Are you a perfect mother? It is one of those questions that mothers often come across. It usually happens during a conversation with anyone giving us an advice or showing themselves the perfect one. We get a piece of advice at every nook and corner. A list of Dos and Don’ts is enough to make us think either we are wrong or we don’t know mothering at all. Every mother tries to portray herself as the best when talking to another mother. That instills self-doubt in most cases, and we often question ourselves. Am I a perfect mother? The answer Yes/ No buzzes the ear but still leaves us in utter confusion.
Can we be perfect?
There are several possibilities based on different scenarios; still, perfection is out of reach for most of us. We often live in a dilemma of being the best and worse but what we often forget is we are what lies between the best and the worse. The tug of war continues, but to this most complicated question, please answer a simple question, Are you a perfect human being? The answer will be No. We might be perfect in one aspect, but we can’t be in all. Perfection is a myth. Being a mother is simply a role we are put into by choice or chance. Motherhood is a beautiful journey.
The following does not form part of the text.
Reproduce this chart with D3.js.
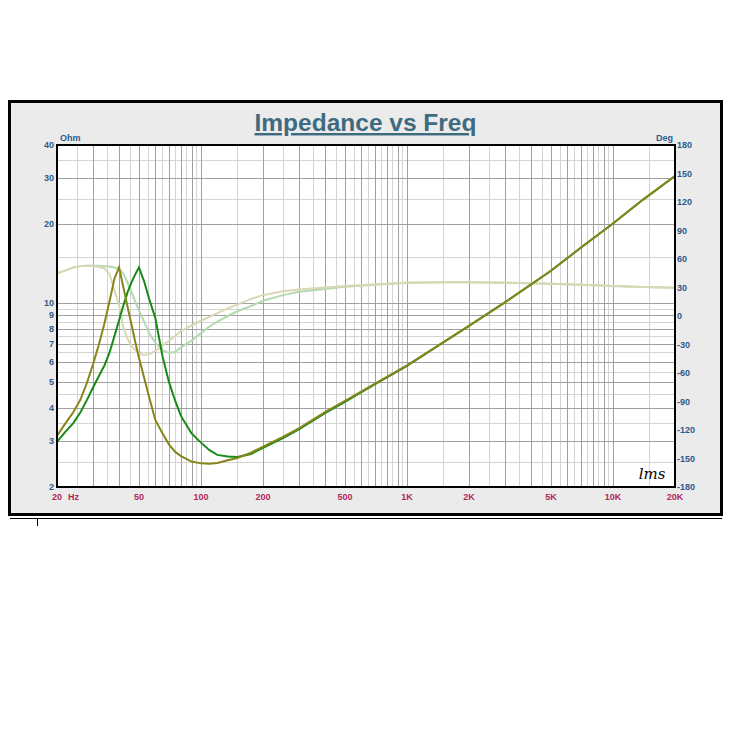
<!DOCTYPE html>
<html><head><meta charset="utf-8">
<script src="https://cdn.jsdelivr.net/npm/d3@7"></script>
<style>
html,body{margin:0;padding:0;background:#fff;}
svg{display:block;font-family:"Liberation Sans",Arial,sans-serif;}
</style></head>
<body>
<svg id="chart" width="738" height="748"></svg>
<script>
const title = "Impedance vs Freq";
const freq = [20,22,24,26,28,30,32,34,36,38,40,42,44,46,48,50,53,56,60,65,70,75,80,90,100,110,120,135,150,175,200,250,300,400,500,700,1000,1500,2000,3000,5000,7000,10000,14000,20000];
// impedance (Ohm)
const zOlive = [3.13,3.5,3.85,4.3,5.0,5.9,7.0,8.4,10.2,12.4,13.7,11.5,9.7,8.3,7.1,6.2,5.2,4.4,3.6,3.2,2.9,2.72,2.62,2.5,2.46,2.45,2.47,2.53,2.58,2.7,2.85,3.1,3.35,3.85,4.25,4.95,5.8,7.1,8.2,10.1,13.3,16.3,20.1,24.8,30.5];
const zGreen = [2.97,3.25,3.5,3.85,4.3,4.8,5.3,5.8,6.5,7.5,8.6,9.8,11.0,12.0,12.9,13.7,12.1,10.4,8.8,6.3,5.0,4.25,3.72,3.2,2.95,2.76,2.65,2.61,2.6,2.67,2.82,3.07,3.32,3.82,4.22,4.92,5.78,7.1,8.2,10.1,13.3,16.3,20.1,24.8,30.5];
// phase (Deg)
const pKhaki = [45,48,51,52.5,53,52.5,51.5,50,44,27,12,-12,-24,-31.5,-36,-39.5,-41,-40,-37,-31,-26,-21,-16,-10,-5,-1,3,8,12,18,22,26,28,30,31.5,33.5,35,35.5,35.5,35,34,33,31.6,30.5,29.8];
const pLightGreen = [45,48,51,52.5,53,53,53,52.5,52,51,49.5,44.5,35,25,15,6,-6,-18,-28,-36,-39,-38,-33,-26,-18,-11,-6,0,5,10.5,16,22,25.5,28.5,30.8,33,35,35.5,35.5,35,34,33,31.6,30.5,29.8];

const ohmTicks = [2,3,4,5,6,7,8,9,10,20,30,40];
const degTicks = [-180,-150,-120,-90,-60,-30,0,30,60,90,120,150,180];
const freqTicks = [20,50,100,200,500,1000,2000,5000,10000,20000];
const freqTickLabels = ["20","50","100","200","500","1K","2K","5K","10K","20K"];

const svg = d3.select("#chart");
const L = 57, R = 675, T = 145, B = 487;

// frame
svg.append("rect").attr("x",9.5).attr("y",101.5).attr("width",712).attr("height",413)
  .attr("fill","#ebebeb").attr("stroke","#000").attr("stroke-width",3);
svg.append("line").attr("x1",10).attr("x2",722).attr("y1",518.5).attr("y2",518.5).attr("stroke","#000").attr("stroke-width",1);
svg.append("line").attr("x1",37.5).attr("x2",37.5).attr("y1",518).attr("y2",526).attr("stroke","#000").attr("stroke-width",1);

const x = d3.scaleLog().domain([20,20000]).range([L,R]);
const yO = d3.scaleLog().domain([2,40]).range([B,T]);
const yD = d3.scaleLinear().domain([-180,180]).range([B,T]);

svg.append("rect").attr("x",L).attr("y",T).attr("width",R-L).attr("height",B-T).attr("fill","#fff");

// grid
const vMajor=[], vMinor=[];
for (let d=10; d<=10000; d*=10) for (let n=1;n<=9;n++){
  const a=n*d, b=(n+0.5)*d;
  if (a>20 && a<20000) vMajor.push(a);
  if (b>20 && b<20000) vMinor.push(b);
}
const hMajor=[], hMinor=[];
for (let d=1; d<=10; d*=10) for (let n=1;n<=9;n++){
  const a=n*d, b=(n+0.5)*d;
  if (a>2 && a<40) hMajor.push(a);
  if (b>2 && b<40) hMinor.push(b);
}
const g = svg.append("g");
g.selectAll(".vmin").data(vMinor).join("line").attr("x1",d=>Math.round(x(d))+0.5).attr("x2",d=>Math.round(x(d))+0.5)
  .attr("y1",T).attr("y2",B).attr("stroke","#d4d4d4").attr("stroke-width",1);
g.selectAll(".hmin").data(hMinor).join("line").attr("y1",d=>Math.round(yO(d))+0.5).attr("y2",d=>Math.round(yO(d))+0.5)
  .attr("x1",L).attr("x2",R).attr("stroke","#d4d4d4").attr("stroke-width",1);
g.selectAll(".vmaj").data(vMajor).join("line").attr("x1",d=>Math.round(x(d))+0.5).attr("x2",d=>Math.round(x(d))+0.5)
  .attr("y1",T).attr("y2",B).attr("stroke","#a0a0a0").attr("stroke-width",1);
g.selectAll(".hmaj").data(hMajor).join("line").attr("y1",d=>Math.round(yO(d))+0.5).attr("y2",d=>Math.round(yO(d))+0.5)
  .attr("x1",L).attr("x2",R).attr("stroke","#a0a0a0").attr("stroke-width",1);

// curves
svg.append("clipPath").attr("id","pc").append("rect").attr("x",L).attr("y",T).attr("width",R-L).attr("height",B-T);
const cg = svg.append("g").attr("clip-path","url(#pc)");
const lineO = vals => d3.line().x((d,i)=>x(freq[i])).y(d=>yO(d))(vals);
const lineD = vals => d3.line().x((d,i)=>x(freq[i])).y(d=>yD(d))(vals);
cg.append("path").attr("d",lineD(pLightGreen)).attr("fill","none").attr("stroke","#b4d9b0").attr("stroke-width",2);
cg.append("path").attr("d",lineD(pKhaki)).attr("fill","none").attr("stroke","#d9d8b4").attr("stroke-width",2);
cg.append("path").attr("d",lineO(zGreen)).attr("fill","none").attr("stroke","#178a17").attr("stroke-width",2);
cg.append("path").attr("d",lineO(zOlive)).attr("fill","none").attr("stroke","#86861a").attr("stroke-width",2);

// plot border
svg.append("rect").attr("x",L).attr("y",T).attr("width",R-L).attr("height",B-T)
  .attr("fill","none").attr("stroke","#000").attr("stroke-width",2);

// axes labels
const blue = "#2d5b8c", red = "#b0285c";
svg.append("g").selectAll("text").data(ohmTicks).join("text")
  .attr("x",L-3).attr("y",d=>yO(d)+3).attr("text-anchor","end")
  .attr("font-size",9).attr("font-weight","bold").attr("fill",blue).text(d=>d);
svg.append("text").attr("x",L+3).attr("y",T-4).attr("font-size",9).attr("font-weight","bold").attr("fill",blue).text("Ohm");
svg.append("g").selectAll("text").data(degTicks).join("text")
  .attr("x",R+2).attr("y",d=>yD(d)+3).attr("text-anchor","start")
  .attr("font-size",9).attr("font-weight","bold").attr("fill",blue).text(d=>d);
svg.append("text").attr("x",R-2).attr("y",T-4).attr("text-anchor","end").attr("font-size",9).attr("font-weight","bold").attr("fill",blue).text("Deg");
svg.append("g").selectAll("text").data(freqTicks).join("text")
  .attr("x",d=>x(d)).attr("y",B+13).attr("text-anchor","middle")
  .attr("font-size",9).attr("font-weight","bold").attr("fill",red).text((d,i)=>freqTickLabels[i]);
svg.append("text").attr("x",x(20)+11).attr("y",B+13).attr("font-size",9).attr("font-weight","bold").attr("fill",red).text("Hz");

// title
svg.append("text").attr("x",365.5).attr("y",131).attr("text-anchor","middle")
  .attr("font-size",24.5).attr("font-weight","bold").attr("fill","#3f6b80")
  .attr("text-decoration","underline").text(title);

// LMS mark
svg.append("text").attr("x",652).attr("y",479).attr("text-anchor","middle")
  .attr("font-size",15).attr("font-style","italic").attr("font-family","DejaVu Serif")
  .attr("fill","#000").text("lms");
</script>
</body></html>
When trying to think, we often neglect others’ situations. Some toxic mothers believe them to be the best and ideal. Reality is contrary to their belief. A mother cannot be insensitive to another mother’s situation. To represent themselves as the greatest, they often criticize the other. My child, my upbringing is often used with superlatives. It brings pride to the boastful mother. Her ego is very well satisfied, whereas it ingrains self-doubt in the other mother.
What we can do?
As aware mothers, we need to understand the difference between genuine interest and humiliation. If the conversation is humiliating, turn deaf. “My decisions and upbringings were better than yours,” these are very insensitive words. A kid is not a piece of fabric where you can compare my cloth is better than yours. A non-living entity cannot replace a living one.
Life needs guidance that a mother can give, but she can’t paint a child’s entire personality like painting a canvass. There can be circumstances when you are all engrossed in thinking, am I raising my child well. Think only about giving your best. To err is human. Accept!! Please, let the children carry their own identity, guide, nurture, and care for them well. In this long run of being a mother for life, don’t forget yourself.
Can we trust our instincts?
Perfect/ Imperfect are heavy words. You have to give your best and help your child out. Raise the way you want. Don’t worry about what others have to say. There are different kinds of moms but don’t forget all are moms. They all give the same protection to their child in spite of all odds. In the world of showoffs, several questions will hit you. The answer to all the questions will be you are like yourself, and nobody is you. You and only you have the best relationship with your child.
In an era of social media where curated tailored words and pictures surface everywhere on the internet for popularity, it becomes hard to rely on the things we see. Motherhood comes with twists and turns. Have self-confidence. Trust your instincts. Love yourself, love your child. A piece of advice will knock you at every corner. Listen to all, pick the best but don’t follow blindly. In the race of perfectionism, don’t lose your joy of being a mother. Enjoy your role. None can do your role so well as you do and will do. Never doubt your mothering. Remember, only you can make the best decision about your children. You know their strength or weakness.
Are you a perfect mother? You are the best mother, and as we know perfection is a myth. Forget about it, and live happily.